Evlilikler her zaman güllük gülistanlık yürümüyor. Her çift mutlu olmak, hayatının geri kalan kısmını birisiyle paylaşmak için evleniyor fakat her zaman aradığını bulamıyor. Bazı durumlarda evlilik çok yıpratıcı ve yorucu olabiliyor. Bu durumda boşanmaktan başka çare kalmıyor.
Boşanma da çok kolay bir süreç değil. En başta hayal kırıklıklarıyla dolu bir süreç. Üstüne üstlük yeni bir hayat kurmak ve bu hayata alışmak zorundasınız. Alışkanlıklarınız, arkadaşlarınız bile değişir. Yapılan araştırmalar gösteriyor ki, kadınlar bu yeni hayata erkeklerden daha kolay uyum gösteriyor. Kanadalı araştırmacılar 20 ila 64 yaş arasındaki boşanmış erkeklerin, yine aynı yaşlardaki evli erkeklere göre altı kat daha depresif olduğunu gösteriyor.
Kadınların aynı durumla baş etmedeki başarısı erkeklerin iki katı, aynı araştırmada kadınların sadece üç kat fazla depresif olduğu gözleniyor. Üstelik erkeklere göre daha kısa sürede yeni bir hayat kurabiliyorlar.
Kadınlar kısa süre içinde kendilerini toparlayıp, yeni hayatlarını alışıyor ve yeni bir düzen kuruyorlar. Erkeklerse alışmakta çok zorlanıyorlar. Maddi sıkıntılar çekiyorlar ve para harcama alışkanlıklarını kaybediyorlar. Birçok erkek kendini gezmeye ve alışverişe veriyor ve bu durumdan bir başka kadınla tanışana kadar kurtulamıyorlar.
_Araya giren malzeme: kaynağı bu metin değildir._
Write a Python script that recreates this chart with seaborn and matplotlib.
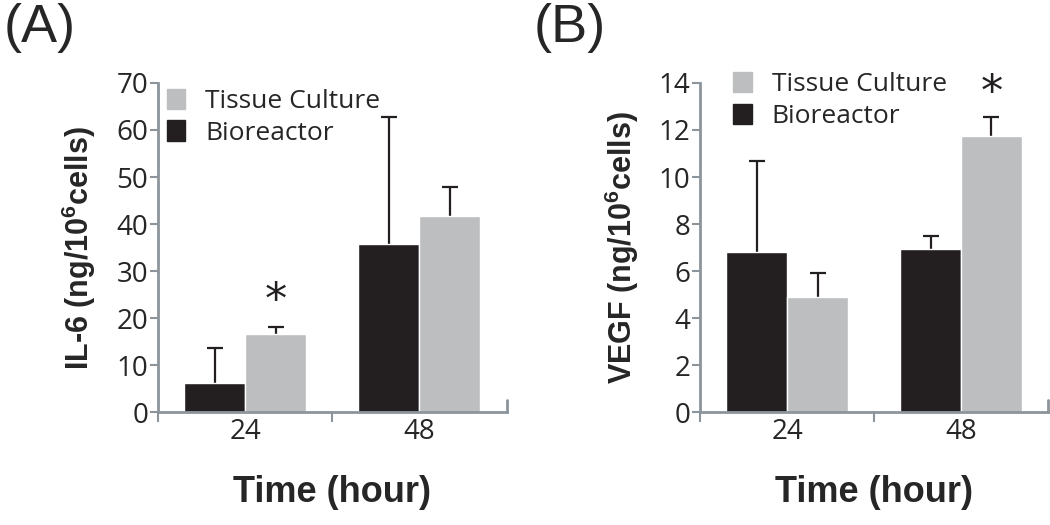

Araştırmalar ayrıca boşanmış kadınların, hiç evlenmemiş kadınlara göre, hayata daha dayanıklı olduğunu da gösteriyor. Daha önce hiç evlenmemiş kadınlar bir hayat kurmak için evlenmeyi beklerken, boşanmış kadınlar kendilerine ait bir hayatları olması için bir erkeğe ihtiyaçları olmadığını düşünüyor.